Pero en Doha no. Messi no pudo, o no quiso evitarlo. La foto esperada se alteró por la bata de transparencia negra que le puso el emir de Qatar, Tamim bin Hamad Al Thani, con la ayuda, cómo no, de Gianni Infantino, presidente de FIFA, tan amable con los anfitriones suyos y del fútbol.
La túnica se llama bisht, es tradicional de la cultura árabe y la suelen utilizar los más importantes, los poderosos políticos o religiosos, sobre todo esa con el borde en color oro, según conocimos este mismo domingo. La llevaba también el jeque, gobernante absoluto de Qatar, magnate entre magnates y nuevo patrocinador de las galaxias del fútbol. Fue él quien envolvió al nuevo rey Messi en la bata árabe para que el mundo y la historia supiera quién manda aquí, por si los aficionados más románticos no alcanzan a enterarse de las mil noticias que muestran quiénes son los nuevos dueños de la élite del fútbol, los patrocinadores o los propietarios del club ganador del mundial, el Paris Saint-Germain.
Que nadie vaya a olvidarlo, Qatar, la sede que condicionó la fiesta como nunca antes, que permitió la tortura de trabajadores que hicieron posible el Mundial, que criminaliza las expresiones homosexuales y que por ley somete a las mujeres al control de los hombres. La sede que viste como propio al nuevo rey. Seguro hay conservadores de la tradición árabe, más aún musulmanes, que arrugan la cara al ver cómo un símbolo se utiliza así, para marcar terreno.
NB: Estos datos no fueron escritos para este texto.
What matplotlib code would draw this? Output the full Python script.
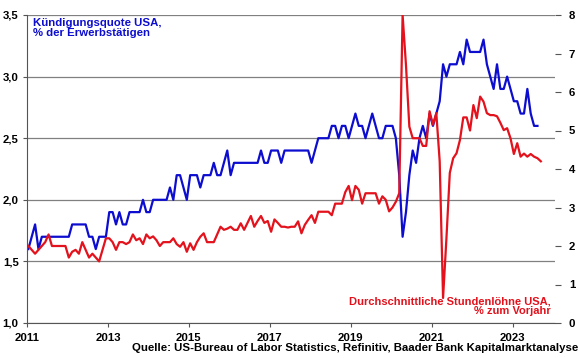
import matplotlib.pyplot as plt

plt.rcParams['font.family'] = ['Liberation Sans', 'DejaVu Sans']
plt.rcParams['font.weight'] = 'bold'

# Kündigungsquote USA, monatlich ab Jan 2011 (linke Achse)
kuendigungsquote = [
    1.6, 1.7, 1.8, 1.6, 1.7, 1.7, 1.7, 1.7, 1.7, 1.7, 1.7, 1.7,
    1.7, 1.8, 1.8, 1.8, 1.8, 1.8, 1.7, 1.7, 1.6, 1.7, 1.7, 1.7,
    1.9, 1.9, 1.8, 1.9, 1.8, 1.8, 1.9, 1.9, 1.9, 1.9, 2.0, 1.9,
    1.9, 2.0, 2.0, 2.0, 2.0, 2.0, 2.1, 2.0, 2.2, 2.2, 2.1, 2.0,
    2.2, 2.2, 2.2, 2.1, 2.2, 2.2, 2.2, 2.3, 2.2, 2.2, 2.3, 2.4,
    2.2, 2.3, 2.3, 2.3, 2.3, 2.3, 2.3, 2.3, 2.3, 2.4, 2.3, 2.3,
    2.4, 2.4, 2.4, 2.3, 2.4, 2.4, 2.4, 2.4, 2.4, 2.4, 2.4, 2.4,
    2.3, 2.4, 2.5, 2.5, 2.5, 2.5, 2.6, 2.6, 2.5, 2.6, 2.6, 2.5,
    2.6, 2.7, 2.6, 2.6, 2.5, 2.6, 2.7, 2.6, 2.5, 2.5, 2.6, 2.6,
    2.6, 2.5, 2.2, 1.7, 1.9, 2.2, 2.4, 2.3, 2.5, 2.6, 2.5, 2.7,
    2.6, 2.7, 2.8, 3.1, 3.0, 3.1, 3.1, 3.1, 3.2, 3.1, 3.3, 3.2,
    3.2, 3.2, 3.2, 3.3, 3.1, 3.0, 2.9, 3.1, 2.9, 2.9, 3.0, 2.9,
    2.8, 2.8, 2.7, 2.7, 2.9, 2.7, 2.6, 2.6,
]

# Durchschnittliche Stundenlöhne USA, % zum Vorjahr (rechte Achse)
stundenloehne = [
    2.0, 1.9, 1.8, 1.9, 2.0, 2.1, 2.3, 2.0, 2.0, 2.0, 2.0, 2.0,
    1.7, 1.85, 1.9, 1.8, 2.1, 1.9, 1.7, 1.8, 1.7, 1.6, 1.9, 2.2,
    2.2, 2.1, 1.9, 2.1, 2.1, 2.05, 2.1, 2.3, 2.15, 2.2, 2.05, 2.3,
    2.2, 2.25, 2.15, 2.0, 2.1, 2.1, 2.1, 2.2, 2.05, 1.98, 2.1, 1.85,
    2.07, 1.9, 2.1, 2.24, 2.33, 2.1, 2.1, 2.1, 2.3, 2.5, 2.42, 2.45,
    2.5, 2.42, 2.42, 2.59, 2.42, 2.6, 2.78, 2.5, 2.65, 2.78, 2.6, 2.65,
    2.37, 2.69, 2.6, 2.5, 2.5, 2.48, 2.5, 2.5, 2.64, 2.33, 2.55, 2.68,
    2.8, 2.6, 2.89, 2.89, 2.89, 2.89, 2.8, 3.1, 3.1, 3.1, 3.4, 3.56,
    3.19, 3.56, 3.46, 3.1, 3.37, 3.37, 3.37, 3.37, 3.1, 3.29, 3.2, 2.9,
    3.0, 3.15, 3.37, 8.0, 6.7, 5.1, 4.8, 4.8, 4.8, 4.6, 4.6, 5.5,
    5.15, 5.45, 4.2, 0.65, 2.2, 3.9, 4.28, 4.41, 4.75, 5.34, 5.34, 5.0,
    5.66, 5.32, 5.88, 5.75, 5.45, 5.4, 5.4, 5.37, 5.2, 5.01, 5.06, 4.8,
    4.39, 4.67, 4.32, 4.4, 4.32, 4.39, 4.32, 4.28, 4.2,
]

jahre = [2011, 2013, 2015, 2017, 2019, 2021, 2023]
ticks_links = [1.0, 1.5, 2.0, 2.5, 3.0, 3.5]
ticks_rechts = [0, 1, 2, 3, 4, 5, 6, 7, 8]

x_quote = [2011 + (i + 0.4) / 12 for i in range(len(kuendigungsquote))]
x_lohn = [2011 + (i + 0.4) / 12 for i in range(len(stundenloehne))]

blau = '#0d0dd0'
rot = '#e3121c'
grau = '#808080'
dunkel = '#555555'

fig = plt.figure(figsize=(5.8, 3.58), dpi=100)
ax = fig.add_axes([27 / 580, 1 - 323 / 358, 528 / 580, 308 / 358])
ax2 = ax.twinx()

ax.plot(x_quote, kuendigungsquote, color=blau, lw=1.6)
ax2.plot(x_lohn, stundenloehne, color=rot, lw=1.6)

ax.set_xlim(2011, 2024.05)
ax.set_ylim(1.0, 3.5)
ax2.set_ylim(0, 8)

ax.set_xticks(jahre)
ax.set_xticklabels([str(j) for j in jahre])
ax.set_yticks(ticks_links)
ax.set_yticklabels([f'{v:.1f}'.replace('.', ',') for v in ticks_links])
ax2.set_yticks(ticks_rechts)
ax2.set_yticklabels([str(v) for v in ticks_rechts])

ax.grid(axis='y', color=grau, lw=0.9)
ax.set_axisbelow(True)

for s in ['top', 'right']:
    ax.spines[s].set_visible(False)
for s in ax2.spines:
    ax2.spines[s].set_visible(False)
ax.spines['left'].set_color(dunkel)
ax.spines['bottom'].set_color(dunkel)

ax.tick_params(axis='y', length=3, color=dunkel, labelsize=8.2, pad=3)
ax.tick_params(axis='x', length=3, color=dunkel, labelsize=8.2, pad=4)
ax2.tick_params(axis='y', length=4, color=dunkel, labelsize=8.2, pad=6)

fig.text(33 / 580, 1 - 18 / 358, 'Kündigungsquote USA,\n% der Erwerbstätigen',
         ha='left', va='top', color=blau, fontsize=8.2, linespacing=1.05)
fig.text(551 / 580, 1 - 296 / 358, 'Durchschnittliche Stundenlöhne USA,\n% zum Vorjahr',
         ha='right', va='top', color=rot, fontsize=8, linespacing=1.05,
         multialignment='right')
fig.text(578 / 580, 1 - 348 / 358,
         'Quelle: US-Bureau of Labor Statistics, Refinitiv, Baader Bank Kapitalmarktanalyse',
         ha='right', va='center', color='black', fontsize=8.2)

fig.savefig('out.png', dpi=100)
Ahora la foto suprema también grita ‘QATAR’ sin sutileza. No puede quedar bien una túnica como de encaje encima de un uniforme de batear la pelota, por más cara que sea o borde dorado que tenga, aunque en Amazon vendan unas casi iguales en $60. El capitán Messi no pudo mostrarse pleno con su camisa albiceleste. No pudo o no quiso evitar que el anfitrión lo vistiera para la coronación de una carrera de la que el jeque se habrá enterado hace solo algunos años. Ningún otro anfitrión se había atrevido a cubrir al capitán campeón, pero el mandamás de Qatar lo hizo y precisamente con Messi. Ahora nadie jamás tendrá la foto esperada.